Stated task:
Extract everything from the first line through the line with "plt.rcParams['font.family'] = ['Lato', 'DejaVu", both ends included, except for any pictures.
━━━ Provided material ━━━
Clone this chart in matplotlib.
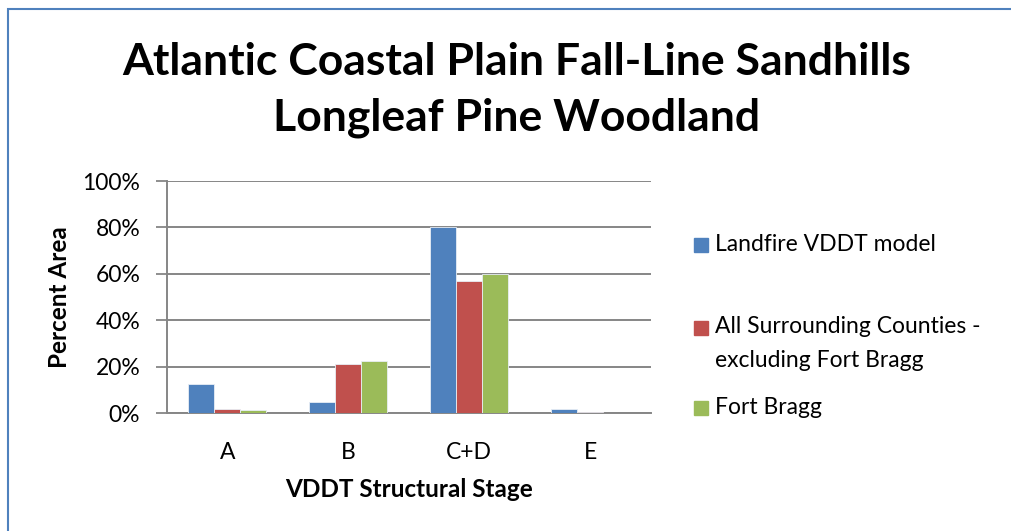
import matplotlib
matplotlib.use("Agg")
import matplotlib.pyplot as plt
from matplotlib.patches import Rectangle
import numpy as np

categories = ["A", "B", "C+D", "E"]
series_names = ["Landfire VDDT model",
                "All Surrounding Counties -\nexcluding Fort Bragg",
                "Fort Bragg"]
landfire = [12.7, 4.8, 80.0, 1.6]
surrounding = [1.7, 21.2, 57.0, 0.3]
fort_bragg = [1.2, 22.4, 60.0, 0.2]
colors = ["#4F81BD", "#C0504D", "#9BBB59"]
yticks = [0, 20, 40, 60, 80, 100]

plt.rcParams['font.family'] = ['Lato', 'DejaVu Sans']

W, H = 1011, 531
fig = plt.figure(figsize=(W / 100, H / 100), dpi=100)
ax = fig.add_axes([166.7 / W, 1 - 413 / H, 484 / W, 232 / H])

x = np.arange(len(categories))
width = 0.215
data = [landfire, surrounding, fort_bragg]
for i, (vals, c) in enumerate(zip(data, colors)):
    ax.bar(x + (i - 1) * width, vals, width, color=c, edgecolor="#e8eef5",
           linewidth=0.6, zorder=3)

ax.set_xlim(-0.5, len(categories) - 0.5)
ax.set_ylim(0, 100)
ax.set_yticks(yticks)
ax.set_yticklabels([f"{v}%" for v in yticks], fontsize=16.5)
ax.set_xticks(x)
ax.set_xticklabels(categories, fontsize=16.5)
ax.tick_params(axis='x', length=0, pad=21)
ax.tick_params(axis='y', length=8, width=1.3, color="#868686", pad=11)
ax.grid(axis='y', color="#868686", linewidth=1.4, zorder=0)
for s in ["top", "right"]:
    ax.spines[s].set_visible(False)
ax.spines["left"].set_color("#868686")
ax.spines["left"].set_linewidth(1.4)
ax.spines["bottom"].set_color("#868686")
ax.spines["bottom"].set_linewidth(1.4)
ax.set_xlabel("VDDT Structural Stage", fontsize=17.5, fontweight="bold", labelpad=11)
ax.set_ylabel("Percent Area", fontsize=17.5, fontweight="bold", labelpad=8)

fig.text(516.5 / W, 1 - 62 / H, "Atlantic Coastal Plain Fall-Line Sandhills",
         ha="center", va="center", fontsize=32, fontweight="bold")
fig.text(516.5 / W, 1 - 118 / H, "Longleaf Pine Woodland",
         ha="center", va="center", fontsize=32, fontweight="bold")

# legend
leg_y = [245, 328, 408]
for name, c, yy in zip(series_names, colors, leg_y):
    fig.patches.append(Rectangle((694 / W, 1 - (yy + 7) / H), 14 / W, 14 / H,
                                 transform=fig.transFigure, color=c))
    if "\n" in name:
        fig.text(715 / W, 1 - (yy - 12) / H, name, ha="left", va="top",
                 fontsize=16.5, linespacing=1.75)
    else:
        fig.text(715 / W, 1 - yy / H, name, ha="left", va="center", fontsize=16.5)

# chart frame
fig.patches.append(Rectangle((8 / W, -0.05), 1.1, 1 - 9 / H + 0.05,
                             transform=fig.transFigure, fill=False,
                             edgecolor="#4F81BD", linewidth=1.5))

fig.savefig("out.png", dpi=100)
━━━
Exercise solution:
Clone this chart in matplotlib.
import matplotlib
matplotlib.use("Agg")
import matplotlib.pyplot as plt
from matplotlib.patches import Rectangle
import numpy as np

categories = ["A", "B", "C+D", "E"]
series_names = ["Landfire VDDT model",
                "All Surrounding Counties -\nexcluding Fort Bragg",
                "Fort Bragg"]
landfire = [12.7, 4.8, 80.0, 1.6]
surrounding = [1.7, 21.2, 57.0, 0.3]
fort_bragg = [1.2, 22.4, 60.0, 0.2]
colors = ["#4F81BD", "#C0504D", "#9BBB59"]
yticks = [0, 20, 40, 60, 80, 100]

plt.rcParams['font.family'] = ['Lato', 'DejaVu Sans']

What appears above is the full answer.